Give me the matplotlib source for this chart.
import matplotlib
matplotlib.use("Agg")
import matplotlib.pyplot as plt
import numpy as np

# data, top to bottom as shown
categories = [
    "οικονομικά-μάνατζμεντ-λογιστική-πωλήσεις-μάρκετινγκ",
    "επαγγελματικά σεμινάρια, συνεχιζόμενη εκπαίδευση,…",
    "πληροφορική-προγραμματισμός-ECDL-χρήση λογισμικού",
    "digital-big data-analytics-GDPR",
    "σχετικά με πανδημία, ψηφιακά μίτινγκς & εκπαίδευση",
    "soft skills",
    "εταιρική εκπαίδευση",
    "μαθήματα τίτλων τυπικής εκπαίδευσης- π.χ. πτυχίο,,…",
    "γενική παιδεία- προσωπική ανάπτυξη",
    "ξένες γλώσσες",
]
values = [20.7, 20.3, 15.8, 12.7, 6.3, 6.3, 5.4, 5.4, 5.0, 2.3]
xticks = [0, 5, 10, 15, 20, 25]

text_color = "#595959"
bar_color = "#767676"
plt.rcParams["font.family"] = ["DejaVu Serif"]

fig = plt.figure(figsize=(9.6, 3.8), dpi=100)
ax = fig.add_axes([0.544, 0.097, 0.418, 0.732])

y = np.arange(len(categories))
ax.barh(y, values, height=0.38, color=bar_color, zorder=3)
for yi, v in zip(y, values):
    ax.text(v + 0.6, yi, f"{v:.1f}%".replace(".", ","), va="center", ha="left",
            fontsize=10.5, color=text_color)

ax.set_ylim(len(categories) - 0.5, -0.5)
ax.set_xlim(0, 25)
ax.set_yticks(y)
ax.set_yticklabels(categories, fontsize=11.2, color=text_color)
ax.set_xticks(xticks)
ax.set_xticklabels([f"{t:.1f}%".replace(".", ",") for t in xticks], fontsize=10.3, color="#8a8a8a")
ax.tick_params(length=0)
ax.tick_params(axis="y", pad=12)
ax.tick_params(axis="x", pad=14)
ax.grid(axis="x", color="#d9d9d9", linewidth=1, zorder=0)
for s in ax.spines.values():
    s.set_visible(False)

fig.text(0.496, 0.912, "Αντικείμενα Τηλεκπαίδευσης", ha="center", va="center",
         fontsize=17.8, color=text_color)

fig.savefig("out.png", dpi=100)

Job - Starting with the first line of the data above, copy each line exactly until you reach the line with "ax = fig.add_axes([0.544, 0.097, 0.418, 0.732])"; include that line as well.

The result -
Give me the matplotlib source for this chart.
import matplotlib
matplotlib.use("Agg")
import matplotlib.pyplot as plt
import numpy as np

# data, top to bottom as shown
categories = [
    "οικονομικά-μάνατζμεντ-λογιστική-πωλήσεις-μάρκετινγκ",
    "επαγγελματικά σεμινάρια, συνεχιζόμενη εκπαίδευση,…",
    "πληροφορική-προγραμματισμός-ECDL-χρήση λογισμικού",
    "digital-big data-analytics-GDPR",
    "σχετικά με πανδημία, ψηφιακά μίτινγκς & εκπαίδευση",
    "soft skills",
    "εταιρική εκπαίδευση",
    "μαθήματα τίτλων τυπικής εκπαίδευσης- π.χ. πτυχίο,,…",
    "γενική παιδεία- προσωπική ανάπτυξη",
    "ξένες γλώσσες",
]
values = [20.7, 20.3, 15.8, 12.7, 6.3, 6.3, 5.4, 5.4, 5.0, 2.3]
xticks = [0, 5, 10, 15, 20, 25]

text_color = "#595959"
bar_color = "#767676"
plt.rcParams["font.family"] = ["DejaVu Serif"]

fig = plt.figure(figsize=(9.6, 3.8), dpi=100)
ax = fig.add_axes([0.544, 0.097, 0.418, 0.732])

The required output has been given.